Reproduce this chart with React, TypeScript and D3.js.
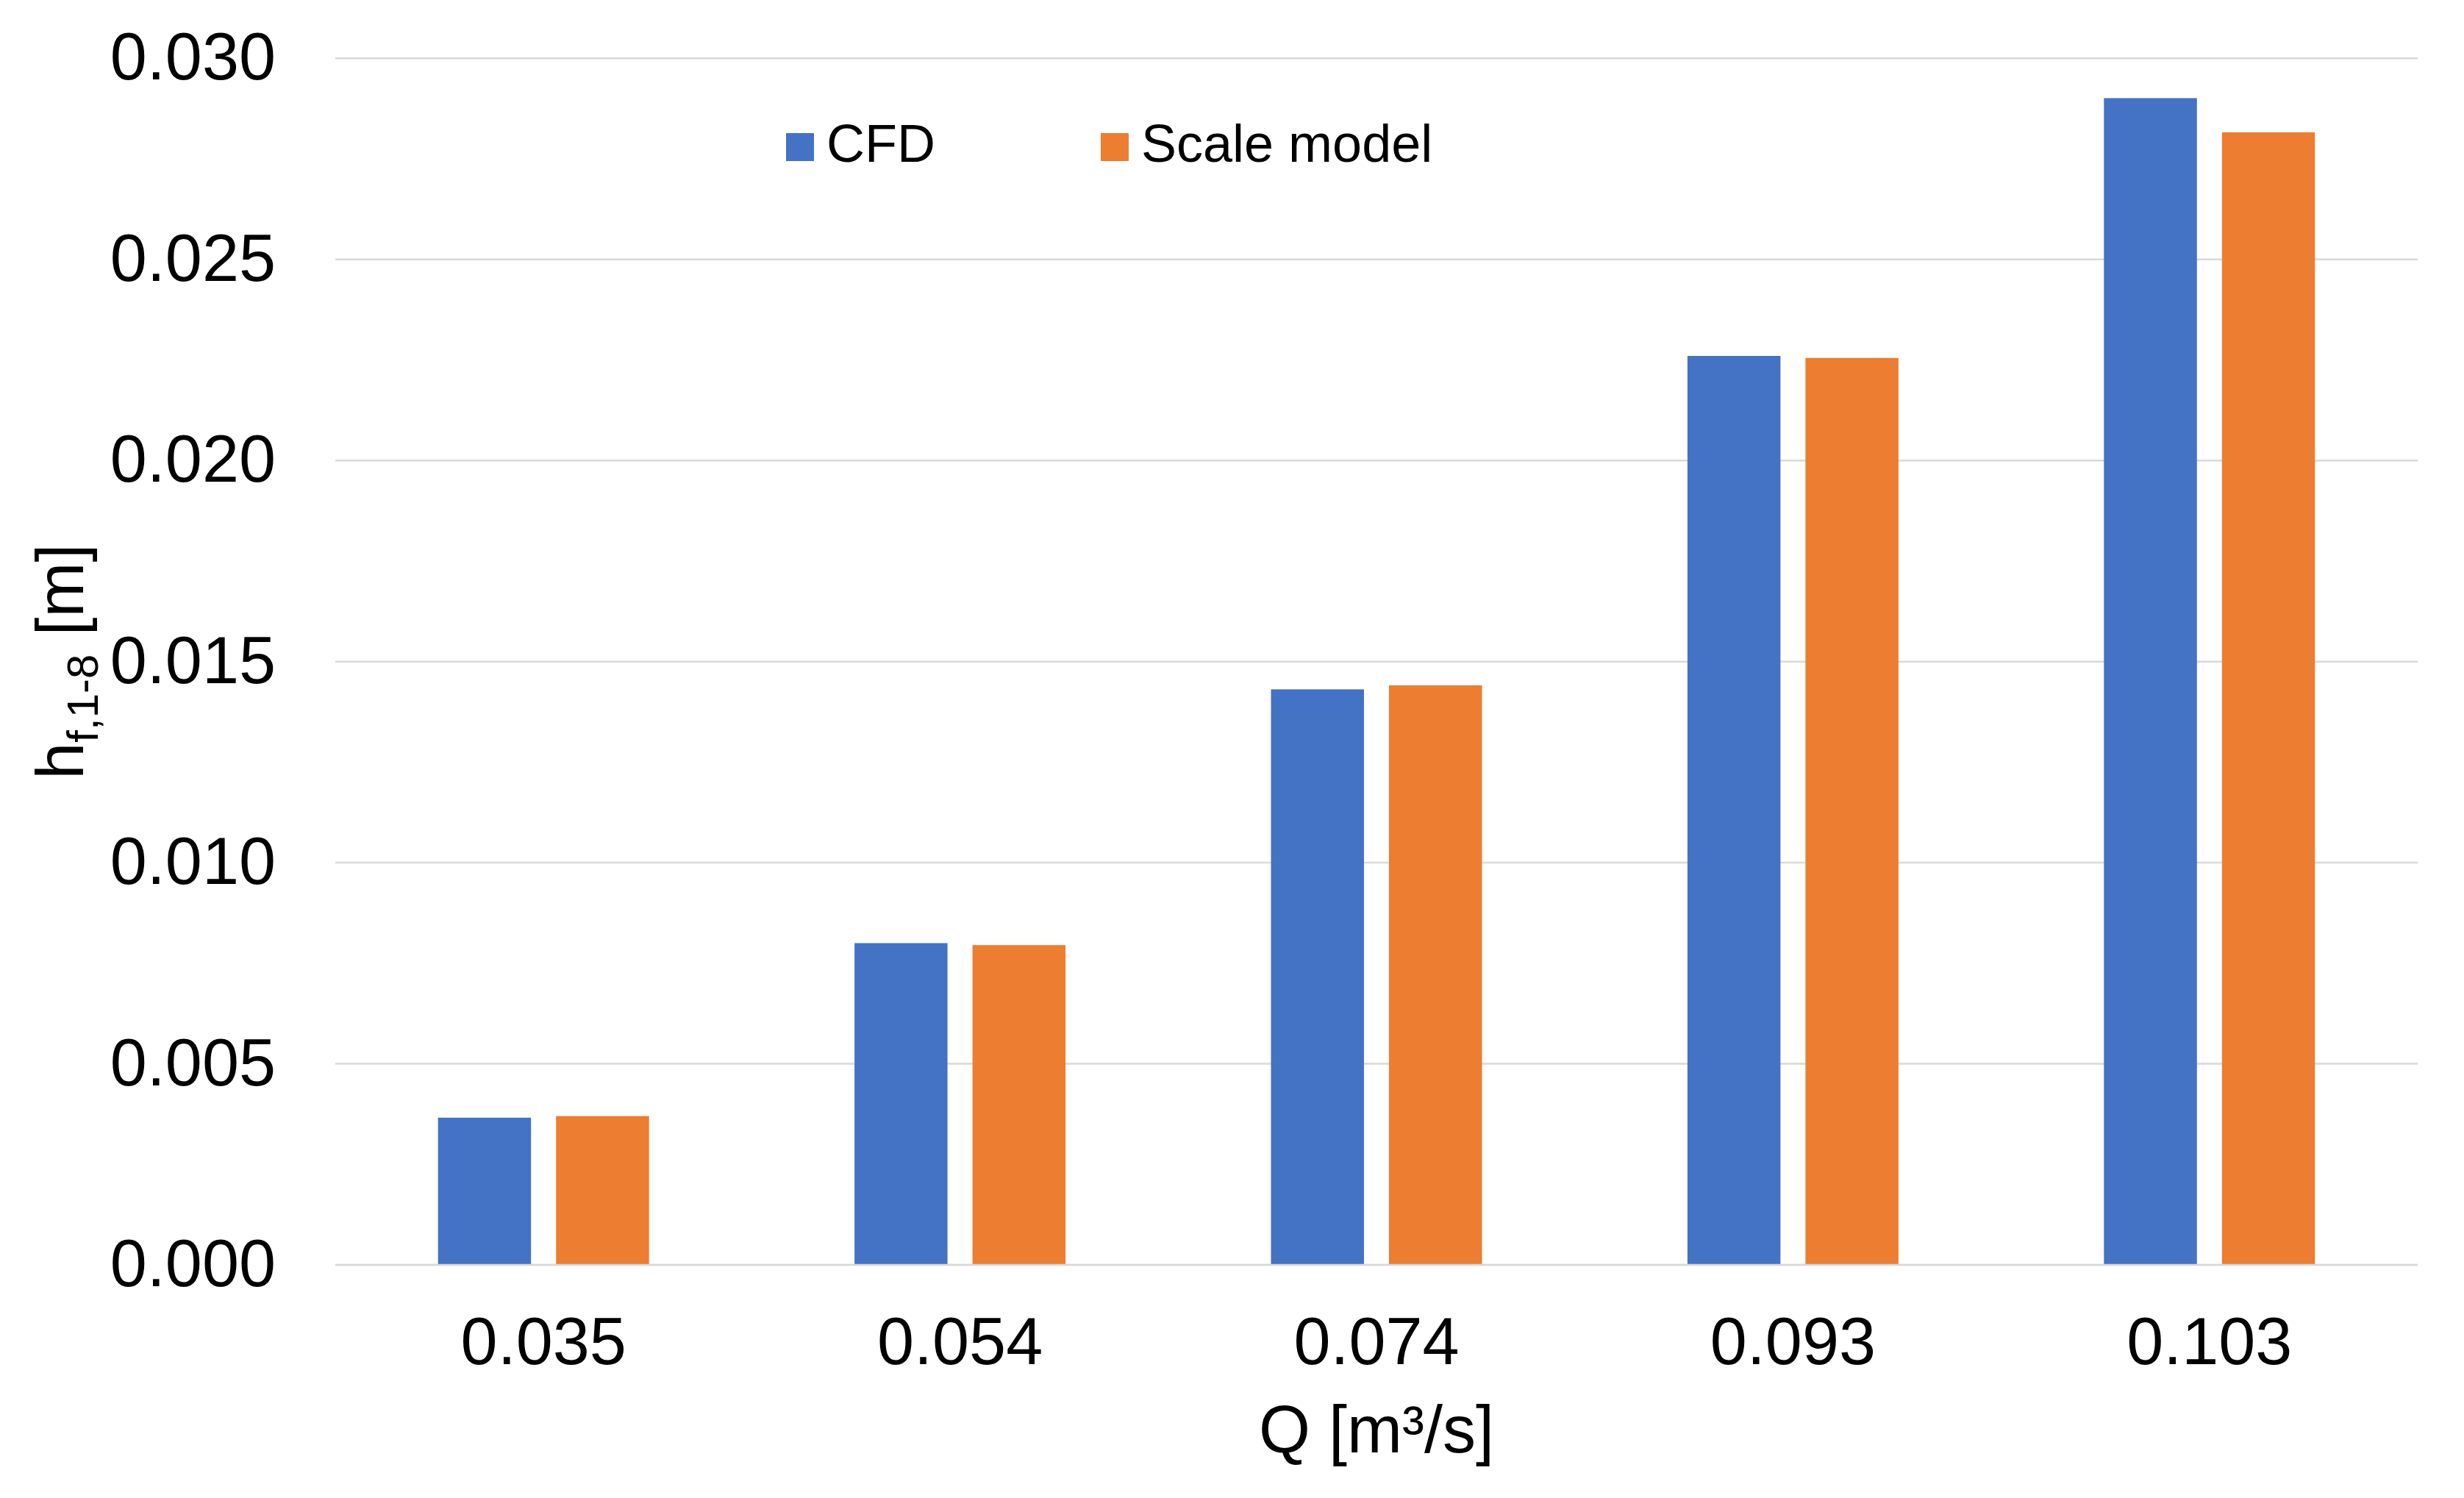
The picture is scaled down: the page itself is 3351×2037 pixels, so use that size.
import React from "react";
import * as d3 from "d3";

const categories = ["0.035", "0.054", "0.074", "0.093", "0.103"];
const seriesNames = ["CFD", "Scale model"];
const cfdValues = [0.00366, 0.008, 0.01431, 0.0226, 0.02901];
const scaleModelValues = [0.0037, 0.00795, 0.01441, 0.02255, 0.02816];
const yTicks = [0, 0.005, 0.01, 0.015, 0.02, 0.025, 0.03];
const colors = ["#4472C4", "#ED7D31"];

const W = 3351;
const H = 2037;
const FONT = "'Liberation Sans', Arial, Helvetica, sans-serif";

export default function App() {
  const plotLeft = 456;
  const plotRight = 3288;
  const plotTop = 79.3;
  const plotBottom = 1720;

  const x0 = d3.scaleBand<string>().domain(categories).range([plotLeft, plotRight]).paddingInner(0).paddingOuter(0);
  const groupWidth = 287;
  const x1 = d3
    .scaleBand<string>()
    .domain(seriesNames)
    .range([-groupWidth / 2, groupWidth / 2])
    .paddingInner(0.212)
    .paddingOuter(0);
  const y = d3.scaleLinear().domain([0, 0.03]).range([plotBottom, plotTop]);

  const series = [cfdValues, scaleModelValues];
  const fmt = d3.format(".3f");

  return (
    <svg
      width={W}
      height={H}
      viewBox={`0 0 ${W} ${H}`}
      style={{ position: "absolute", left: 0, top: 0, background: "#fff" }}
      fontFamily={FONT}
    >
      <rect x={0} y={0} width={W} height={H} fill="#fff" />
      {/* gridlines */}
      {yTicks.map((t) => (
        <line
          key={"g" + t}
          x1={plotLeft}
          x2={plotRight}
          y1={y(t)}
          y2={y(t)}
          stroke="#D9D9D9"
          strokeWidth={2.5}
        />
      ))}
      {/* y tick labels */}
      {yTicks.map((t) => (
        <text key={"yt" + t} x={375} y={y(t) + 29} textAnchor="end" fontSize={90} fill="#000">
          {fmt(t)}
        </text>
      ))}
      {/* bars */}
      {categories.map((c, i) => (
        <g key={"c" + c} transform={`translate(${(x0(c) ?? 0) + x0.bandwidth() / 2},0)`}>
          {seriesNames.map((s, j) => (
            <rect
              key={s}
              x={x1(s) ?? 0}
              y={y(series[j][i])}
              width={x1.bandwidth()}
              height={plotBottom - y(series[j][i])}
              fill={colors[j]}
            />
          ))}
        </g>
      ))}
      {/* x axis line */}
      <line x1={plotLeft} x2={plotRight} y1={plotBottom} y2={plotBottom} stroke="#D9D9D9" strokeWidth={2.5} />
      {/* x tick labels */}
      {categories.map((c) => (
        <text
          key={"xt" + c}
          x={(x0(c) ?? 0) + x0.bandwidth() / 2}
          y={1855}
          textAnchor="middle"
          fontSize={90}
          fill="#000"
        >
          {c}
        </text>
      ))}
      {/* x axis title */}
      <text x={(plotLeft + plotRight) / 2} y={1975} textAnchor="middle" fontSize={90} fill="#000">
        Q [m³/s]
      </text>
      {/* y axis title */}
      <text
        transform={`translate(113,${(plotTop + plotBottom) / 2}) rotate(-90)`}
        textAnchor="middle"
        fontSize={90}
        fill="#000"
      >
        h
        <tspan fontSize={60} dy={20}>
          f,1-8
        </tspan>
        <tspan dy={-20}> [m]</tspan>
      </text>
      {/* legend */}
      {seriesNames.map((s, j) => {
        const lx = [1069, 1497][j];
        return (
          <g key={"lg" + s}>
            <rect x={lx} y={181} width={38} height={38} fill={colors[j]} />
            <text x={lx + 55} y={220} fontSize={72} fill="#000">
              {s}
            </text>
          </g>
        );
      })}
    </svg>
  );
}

::::::

#### [What you will do]
From the first line of the listing above, repeat every line through the one holding "import * as". Both ends count, and pictures stay out.

#### [Problem solution]
Reproduce this chart with React, TypeScript and D3.js.
The picture is scaled down: the page itself is 3351×2037 pixels, so use that size.
import React from "react";
import * as d3 from "d3";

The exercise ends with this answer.